The general rule is that all defined benefit plans are covered by the PBGC unless, the defined benefit plan qualifies for a statutory PBGC coverage exemption. These statutory exemptions are covered in ERISA Section 4021(b).
The more common of the exemptions are as follows:
- Plans covering only substantial owners,
- Professional employer plans covering fewer than twenty-six employees,
- Governmental plans including plans maintained by the US federal government, by a state, by a county or by a city,
- Non-electing church plans,
- Indian tribal government plans,
- Plans established and maintained outside of the United States for the purpose of covering non-resident aliens,
- Excess benefit plans and top hat plans.
PBGC coverage requirements are determined by ERISA and not by whether an employer or employee wants to be covered. If a defined benefit plan does not qualify for a coverage exemption under ERISA, the plan is covered by the PBGC and must comply with PBGC rules including paying premiums and the reportable event regulations. There is no mechanism for a covered plan to waive PBGC coverage because the employer does not want to be covered. Similarly, if a defined benefit plan does qualify for a coverage exemption, the plan cannot optionally elect to be covered by the PBGC to take advantage of the higher deduction limits that PBGC covered plans sometimes have or because the employer just likes the idea of having PBGC insurance.

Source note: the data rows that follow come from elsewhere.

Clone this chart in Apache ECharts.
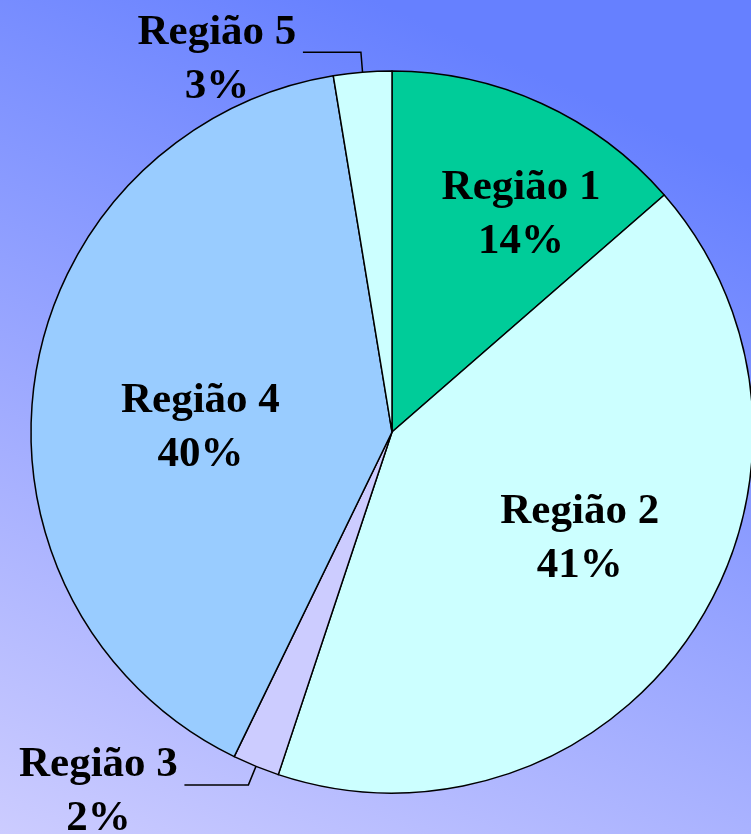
<!DOCTYPE html>
<html>
<head>
<meta charset="utf-8">
<script src="https://cdn.jsdelivr.net/npm/echarts@6/dist/echarts.min.js"></script>
<style>
  html, body { margin: 0; padding: 0; }
  #chart { width: 751px; height: 834px; }
</style>
</head>
<body>
<div id="chart"></div>
<script>
// dados (fatias medidas na figura; rótulos arredondados dão 14/41/2/40/3)
var regioes = ['Região 1', 'Região 2', 'Região 3', 'Região 4', 'Região 5'];
var valores = [13.6, 41.5, 2.1, 40.2, 2.6];
var cores = ['#00cc99', '#ccffff', '#ccccff', '#99ccff', '#ccffff'];

// rótulos de fora (3 e 5) e ajuste fino dos rótulos
var fora = [false, false, true, false, true];
var ajuste = [[53, -50], [35, 5], [0, 7], [-10, 22], [0, 8]];
var linha2 = [0, 0, 64, 0, 58];

var chart = echarts.init(document.getElementById('chart'));

var fonte = {
  fontFamily: '"Liberation Serif", "Times New Roman", serif',
  fontWeight: 'bold',
  fontSize: 43,
  lineHeight: 54,
  color: '#000'
};

var dados = regioes.map(function (nome, i) {
  var item = {
    name: nome,
    value: valores[i],
    itemStyle: { color: cores[i] }
  };
  if (fora[i]) {
    item.label = { position: 'outside' };
    item.labelLine = { show: true, length: 20, length2: linha2[i] };
  } else {
    item.label = { position: 'inside' };
    item.labelLine = { show: false };
  }
  return item;
});

chart.setOption({
  backgroundColor: {
    type: 'linear',
    x: 0.5, y: 0, x2: 0, y2: 1,
    colorStops: [
      { offset: 0, color: '#6680ff' },
      { offset: 1, color: '#ccccff' }
    ]
  },
  animation: false,
  series: [{
    type: 'pie',
    center: [392, 432],
    radius: 361,
    startAngle: 90,
    clockwise: true,
    percentPrecision: 0,
    avoidLabelOverlap: false,
    itemStyle: { borderColor: '#000', borderWidth: 1.5 },
    label: {
      show: true,
      formatter: '{t|{b}}\n{t|{d}%}',
      distanceToLabelLine: 5,
      rich: {
        t: Object.assign({ width: 162, align: 'center' }, fonte)
      }
    },
    labelLine: {
      lineStyle: { color: '#000', width: 1.5 }
    },
    labelLayout: function (p) {
      var a = ajuste[p.dataIndex];
      return { dx: a[0], dy: a[1] };
    },
    data: dados
  }]
});
</script>
</body>
</html>
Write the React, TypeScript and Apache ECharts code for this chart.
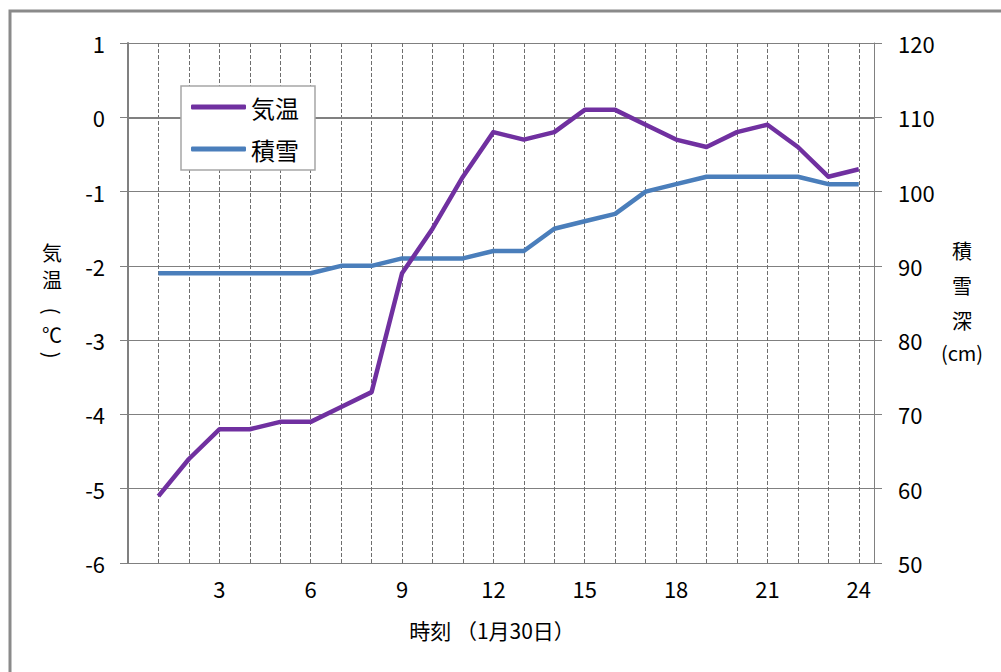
import React, { useEffect, useRef } from "react";
import * as echarts from "echarts";

const hours = [1, 2, 3, 4, 5, 6, 7, 8, 9, 10, 11, 12, 13, 14, 15, 16, 17, 18, 19, 20, 21, 22, 23, 24];
const temperature = [-5.1, -4.6, -4.2, -4.2, -4.1, -4.1, -3.9, -3.7, -2.1, -1.5, -0.8, -0.2, -0.3, -0.2, 0.1, 0.1, -0.1, -0.3, -0.4, -0.2, -0.1, -0.4, -0.8, -0.7];
const snowDepth = [89, 89, 89, 89, 89, 89, 90, 90, 91, 91, 91, 92, 92, 95, 96, 97, 100, 101, 102, 102, 102, 102, 101, 101];
const seriesNames = ["気温", "積雪"];
const xAxisTitle = "時刻 （1月30日）";
const leftAxisTitleChars = ["気", "温", "(", "℃", ")"];
const rightAxisTitleChars = ["積", "雪", "深", "(cm)"];

const FONT = "'Noto Sans CJK JP', 'Noto Sans', sans-serif";
const GRAY = "#808080";

export default function App() {
  const ref = useRef<HTMLDivElement>(null);
  useEffect(() => {
    if (!ref.current) return;
    const chart = echarts.init(ref.current, null, { renderer: "svg" });
    const tempData = hours.map((h, i) => [h, temperature[i]]);
    const snowData = hours.map((h, i) => [h, snowDepth[i]]);

    const leftYs = [252, 279, 311, 334, 355];
    const leftRot = [0, 0, -Math.PI / 2, 0, -Math.PI / 2];
    const rightYs = [250, 285, 320, 352];
    const leftTitle = leftAxisTitleChars.map((c, i) => ({
      type: "text",
      x: 52,
      y: leftYs[i],
      rotation: leftRot[i],
      style: { text: c, font: `20px ${FONT}`, fill: "#000", align: "center", verticalAlign: "middle" },
    }));
    const rightTitle = rightAxisTitleChars.map((c, i) => ({
      type: "text",
      x: 962,
      y: rightYs[i],
      style: { text: c, font: `20px ${FONT}`, fill: "#000", align: "center", verticalAlign: "middle" },
    }));

    chart.setOption({
      animation: false,
      backgroundColor: "#ffffff",
      textStyle: { fontFamily: FONT },
      grid: { left: 128, top: 43, right: 127, bottom: 109, containLabel: false },
      legend: {
        data: seriesNames,
        orient: "vertical",
        left: 181,
        top: 86,
        padding: [9, 16, 9, 10],
        itemWidth: 55,
        itemHeight: 5,
        itemGap: 18,
        icon: "roundRect",
        backgroundColor: "#ffffff",
        borderColor: "#a6a6a6",
        borderWidth: 1.5,
        textStyle: { fontFamily: FONT, fontSize: 24, lineHeight: 24, color: "#000" },
      },
      xAxis: {
        type: "value",
        min: 0,
        max: 24.5,
        interval: 1,
        axisLine: { show: true, lineStyle: { color: GRAY, width: 2 } },
        axisTick: { show: false },
        axisLabel: {
          color: "#000",
          fontSize: 22,
          fontFamily: FONT,
          margin: 14,
          formatter: (v: number) => (v > 0 && v % 3 === 0 ? String(v) : ""),
        },
        splitLine: { show: true, lineStyle: { color: "#6e6e6e", width: 1, type: [4, 2] } },
      },
      yAxis: [
        {
          type: "value",
          min: -6,
          max: 1,
          interval: 1,
          position: "left",
          axisLine: { show: true, lineStyle: { color: GRAY, width: 2 } },
          axisTick: { show: true, length: 8, lineStyle: { color: GRAY, width: 1 } },
          axisLabel: { color: "#000", fontSize: 22, fontFamily: FONT, margin: 23 },
          splitLine: { show: true, lineStyle: { color: GRAY, width: 1 } },
        },
        {
          type: "value",
          min: 50,
          max: 120,
          interval: 10,
          position: "right",
          axisLine: { show: true, lineStyle: { color: GRAY, width: 1 } },
          axisTick: { show: true, length: 8, lineStyle: { color: GRAY, width: 1 } },
          axisLabel: { color: "#000", fontSize: 22, fontFamily: FONT, margin: 24 },
          splitLine: { show: false },
        },
      ],
      series: [
        {
          name: seriesNames[1],
          type: "line",
          yAxisIndex: 1,
          data: snowData,
          symbol: "none",
          z: 2,
          color: "#4a7ebb",
          lineStyle: { color: "#4a7ebb", width: 4.5, join: "round" },
        },
        {
          name: seriesNames[0],
          type: "line",
          yAxisIndex: 0,
          data: tempData,
          symbol: "none",
          z: 3,
          color: "#7030a0",
          lineStyle: { color: "#7030a0", width: 4.5, join: "round" },
        },
      ],
      graphic: [
        {
          type: "rect",
          shape: { x: 10, y: 11, width: 1100, height: 800 },
          style: { fill: "none", stroke: "#8a8a8a", lineWidth: 3 },
          silent: true,
        },
        ...leftTitle,
        ...rightTitle,
        {
          type: "text",
          x: 492,
          y: 630,
          style: {
            text: xAxisTitle,
            font: `21px ${FONT}`,
            fill: "#000",
            align: "center",
            verticalAlign: "middle",
          },
        },
      ],
    });
    return () => chart.dispose();
  }, []);
  return (
    <div
      ref={ref}
      style={{ position: "absolute", left: 0, top: 0, width: 1001, height: 672 }}
    />
  );
}
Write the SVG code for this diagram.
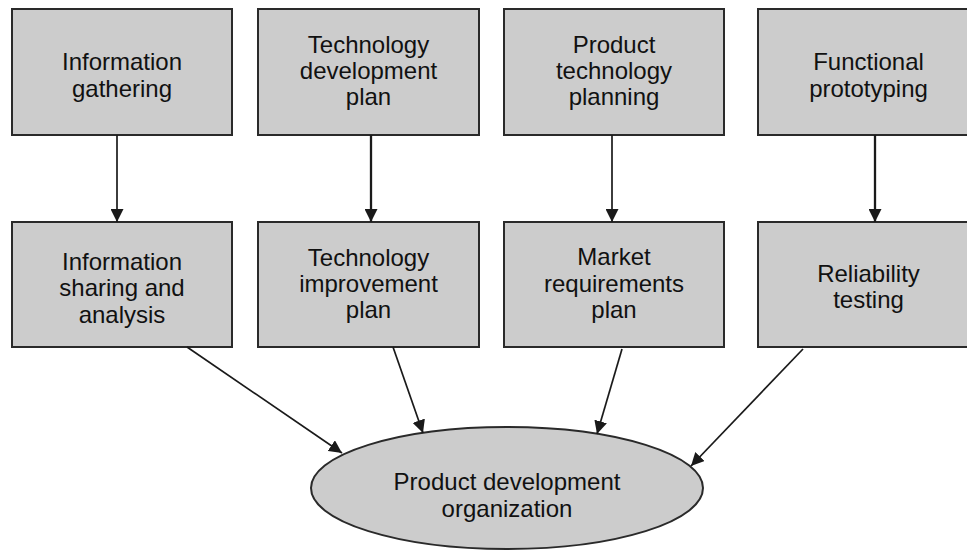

The PBGC only covers defined benefit plans (including cash balance plans). The PBGC does not cover defined contribution plans such as 401(k) plans, new comparability profit sharing plans, and money purchase pension plans. Defined contribution plans (even trustee directed plans and plans that provide annuities) may not opt-in to PBGC coverage.
If an employer is uncertain whether a particular plan is covered by the PBGC, the employer may apply to the PBGC for a coverage determination.